И получилось. Как выяснилось, людям это очень нужно.

— Вся твоя семья, так или иначе, связана с масс-медиа…

— Ну да, это, наверное, заразно, потому что старшая дочь окончила журфак Петербургского университета и сейчас работает на «Радио Балтика». А раз она общается в журналистской сфере, то и муж у неё журналист. О младшей пока ещё рано говорить, она учится в 10 классе и в жизни может быть всё, что угодно. Но она с нами ездит, ей это интересно, и она как турист пошла дальше нас, у неё категория выше. Старшая тоже очень тоскует по Путоранам.

— Как у вас в Норильске люди проводят свободное время? Ведь у вас там зимой долгая полярная ночь.

— Это всё из разряда мифологии. Многие знают про нашу полярную ночь, и почему-то никто не вспоминает про полярный день. А ведь, во-первых, полярный день длится 68 суток, в отличие от полярной ночи, которая всего 45 суток. Во-вторых, если брать общее количество света, которое попадает на территорию норильского региона, то у нас инсоляция больше, чем на параллели Сочи, например. Просто за счёт удаления от Гольфстрима и за счёт того, что мы находимся в полярных широтах, тепла у нас, конечно, меньше. Но света солнечного много. И много есть чем заняться. Очень развит лыжный, квадроциклетный, снегоходный туризм, сплавы по рекам и озёрам… Помимо этого все люди творческие, и, я думаю, это связано с тем, что как раз таки полярной ночью человек вынужден находиться в замкнутом помещении и просто не может не творить. У нас рок-клубы замечательные, рок-группы, у нас театр просто изумительный, и мы туда постоянно ходим…

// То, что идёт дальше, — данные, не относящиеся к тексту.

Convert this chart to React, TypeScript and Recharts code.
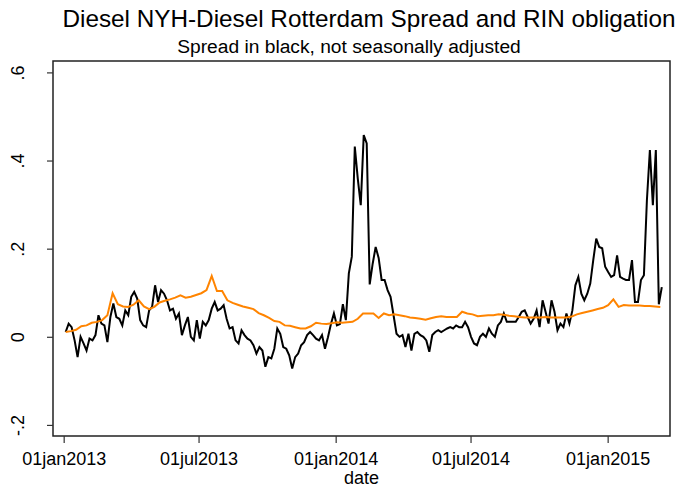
import React from "react";
import { Line, LineChart, ReferenceArea, XAxis, YAxis } from "recharts";

// days counted from 01jan2013
const SPREAD_START = 2;
const SPREAD_STEP = 4;
const spreadValues = [
  0.012, 0.031, 0.023, -0.007, -0.045, 0.001, -0.014, -0.03, -0.003, -0.007,
  0.005, 0.05, 0.031, 0.027, -0.011, 0.046, 0.077, 0.046, 0.042, 0.027,
  0.061, 0.05, 0.092, 0.103, 0.088, 0.039, 0.027, 0.023, 0.061, 0.069,
  0.118, 0.08, 0.107, 0.099, 0.084, 0.061, 0.065, 0.042, 0.054, 0.005,
  0.027, 0.046, 0.001, -0.007, 0.039, -0.003, 0.035, 0.027, 0.039, 0.065,
  0.08, 0.061, 0.065, 0.073, 0.042, 0.02, 0.023, -0.007, -0.014, 0.016,
  0.005, -0.003, -0.007, -0.018, -0.037, -0.022, -0.03, -0.067, -0.045, -0.048,
  -0.026, 0.02, 0.008, -0.022, -0.026, -0.041, -0.071, -0.045, -0.037, -0.018,
  -0.011, 0.005, 0.012, 0.005, -0.003, -0.007, 0.005, -0.026, 0.0, 0.03,
  0.054, 0.027, 0.03, 0.075, 0.039, 0.145, 0.183, 0.433, 0.36, 0.3,
  0.459, 0.44, 0.12, 0.167, 0.205, 0.18, 0.13, 0.13, 0.107, 0.092,
  0.05, 0.008, 0.001, 0.005, -0.022, 0.008, -0.03, 0.008, 0.012, 0.005,
  0.001, -0.007, -0.033, 0.005, 0.012, 0.016, 0.012, 0.016, 0.02, 0.023,
  0.02, 0.027, 0.023, 0.023, 0.035, 0.023, 0.001, -0.014, -0.018, 0.001,
  0.008, 0.001, 0.02, 0.008, 0.001, 0.027, 0.035, 0.054, 0.035, 0.035,
  0.035, 0.035, 0.046, 0.058, 0.061, 0.046, 0.031, 0.042, 0.061, 0.023,
  0.084, 0.058, 0.031, 0.084, 0.058, 0.016, 0.031, 0.023, 0.054, 0.031,
  0.061, 0.118, 0.137, 0.099, 0.084, 0.099, 0.122, 0.175, 0.224, 0.205,
  0.202, 0.16, 0.148, 0.137, 0.141, 0.186, 0.137, 0.133, 0.13, 0.13,
  0.175, 0.08, 0.08, 0.13, 0.141, 0.311, 0.425, 0.3, 0.425, 0.075,
  0.114,
];

const RIN_START = 2;
const RIN_STEP = 7;
const rinValues = [
  0.012, 0.014, 0.017, 0.025, 0.027, 0.033, 0.035, 0.039, 0.05, 0.1,
  0.075, 0.07, 0.069, 0.074, 0.084, 0.07, 0.064, 0.069, 0.079, 0.083,
  0.086, 0.09, 0.095, 0.09, 0.092, 0.096, 0.1, 0.107, 0.139, 0.105,
  0.105, 0.084, 0.078, 0.074, 0.07, 0.067, 0.064, 0.055, 0.05, 0.044,
  0.037, 0.035, 0.027, 0.026, 0.023, 0.02, 0.02, 0.025, 0.033, 0.031,
  0.03, 0.032, 0.034, 0.033, 0.034, 0.035, 0.042, 0.054, 0.054, 0.054,
  0.044, 0.054, 0.05, 0.052, 0.05, 0.048, 0.045, 0.044, 0.042, 0.04,
  0.043, 0.046, 0.048, 0.046, 0.046, 0.046, 0.058, 0.054, 0.052, 0.048,
  0.049, 0.05, 0.05, 0.052, 0.051, 0.049, 0.048, 0.046, 0.045, 0.045,
  0.045, 0.045, 0.046, 0.045, 0.045, 0.045, 0.045, 0.047, 0.052, 0.055,
  0.058, 0.061, 0.064, 0.067, 0.073, 0.086, 0.069, 0.073, 0.072, 0.072,
  0.072, 0.071, 0.071, 0.07, 0.069,
];

const dateTicks = [0, 181, 365, 546, 730];
const dateLabels = ["01jan2013", "01jul2013", "01jan2014", "01jul2014", "01jan2015"];
const yTicks = [-0.2, 0, 0.2, 0.4, 0.6];
const yLabels = ["-.2", "0", ".2", ".4", ".6"];

const X_DOMAIN: [number, number] = [-15, 813];
const Y_DOMAIN: [number, number] = [-0.224, 0.627];

const spreadData = spreadValues.map((v, i) => ({ day: SPREAD_START + i * SPREAD_STEP, v }));
const rinData = rinValues.map((v, i) => ({ day: RIN_START + i * RIN_STEP, v }));

const FONT = "'Liberation Sans', Arial, Helvetica, sans-serif";

const XTick = (props: any) => {
  const idx = dateTicks.indexOf(props.payload.value);
  return (
    <text x={props.x} y={props.y + 20} textAnchor="middle" fontSize={18} fontFamily={FONT} fill="#000">
      {dateLabels[idx]}
    </text>
  );
};

const YTick = (props: any) => {
  const idx = yTicks.findIndex((t) => Math.abs(t - props.payload.value) < 1e-9);
  const x = props.x - 21;
  return (
    <text
      x={x}
      y={props.y}
      transform={`rotate(-90, ${x}, ${props.y})`}
      textAnchor="middle"
      fontSize={18}
      fontFamily={FONT}
      fill="#000"
    >
      {yLabels[idx]}
    </text>
  );
};

export default function App() {
  return (
    <div style={{ position: "absolute", left: 0, top: 0, width: 694, height: 487, background: "#fff" }}>
      <LineChart width={694} height={487} margin={{ top: 61, right: 24, bottom: 0, left: 0 }}>
        <XAxis
          type="number"
          dataKey="day"
          domain={X_DOMAIN}
          allowDataOverflow
          ticks={dateTicks}
          tickSize={7}
          height={51}
          axisLine={false}
          tickLine={{ stroke: "#333", strokeWidth: 1.2 }}
          tick={XTick}
        />
        <YAxis
          type="number"
          domain={Y_DOMAIN}
          allowDataOverflow
          ticks={yTicks}
          tickSize={6}
          width={53}
          axisLine={false}
          tickLine={{ stroke: "#333", strokeWidth: 1.2 }}
          tick={YTick}
        />
        <ReferenceArea
          x1={X_DOMAIN[0]}
          x2={X_DOMAIN[1]}
          y1={Y_DOMAIN[0]}
          y2={Y_DOMAIN[1]}
          fill="none"
          fillOpacity={0}
          stroke="#222"
          strokeWidth={1.5}
          strokeOpacity={1}
        />
        <Line
          data={spreadData}
          dataKey="v"
          type="linear"
          stroke="#000"
          strokeWidth={2}
          dot={false}
          isAnimationActive={false}
        />
        <Line
          data={rinData}
          dataKey="v"
          type="linear"
          stroke="#ff8400"
          strokeWidth={2}
          dot={false}
          isAnimationActive={false}
        />
      </LineChart>
      <svg
        width={694}
        height={487}
        style={{ position: "absolute", left: 0, top: 0, pointerEvents: "none" }}
      >
        <text x={369} y={27} textAnchor="middle" fontSize={24.3} fontFamily={FONT} fill="#000">
          Diesel NYH-Diesel Rotterdam Spread and RIN obligation
        </text>
        <text x={349} y={53} textAnchor="middle" fontSize={19.2} fontFamily={FONT} fill="#000">
          Spread in black, not seasonally adjusted
        </text>
        <text x={361.5} y={484} textAnchor="middle" fontSize={18} fontFamily={FONT} fill="#000">
          date
        </text>
      </svg>
    </div>
  );
}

— Лариса, а что у вас сейчас в проектах?

— Проектов, как обычно, громадьё. В так называемом издательском портфеле лежат книги, которые ждут своего часа. Издать их пока не получается из-за финансовых задержек. Естественно, в планах — экспедиции и находки. У нас очень много загадок и тайн, которые требуют своего разрешения. Мы обращаемся к разным специалистам, большое спасибо им, что они нам все помогают. Вот сейчас пытаемся работать с замечательным нашим Виктором ЗВЯГИНЫМ — это крупнейший специалист в судебной медицинской экспертизе, принимавший участие в реконструкции останков царской семьи. Он, конечно, занятой человек, но у нас там есть пара загадок, и мы надеемся, что он нам поможет. И если всё свершится так, как мы задумали, мы будем просто счастливы.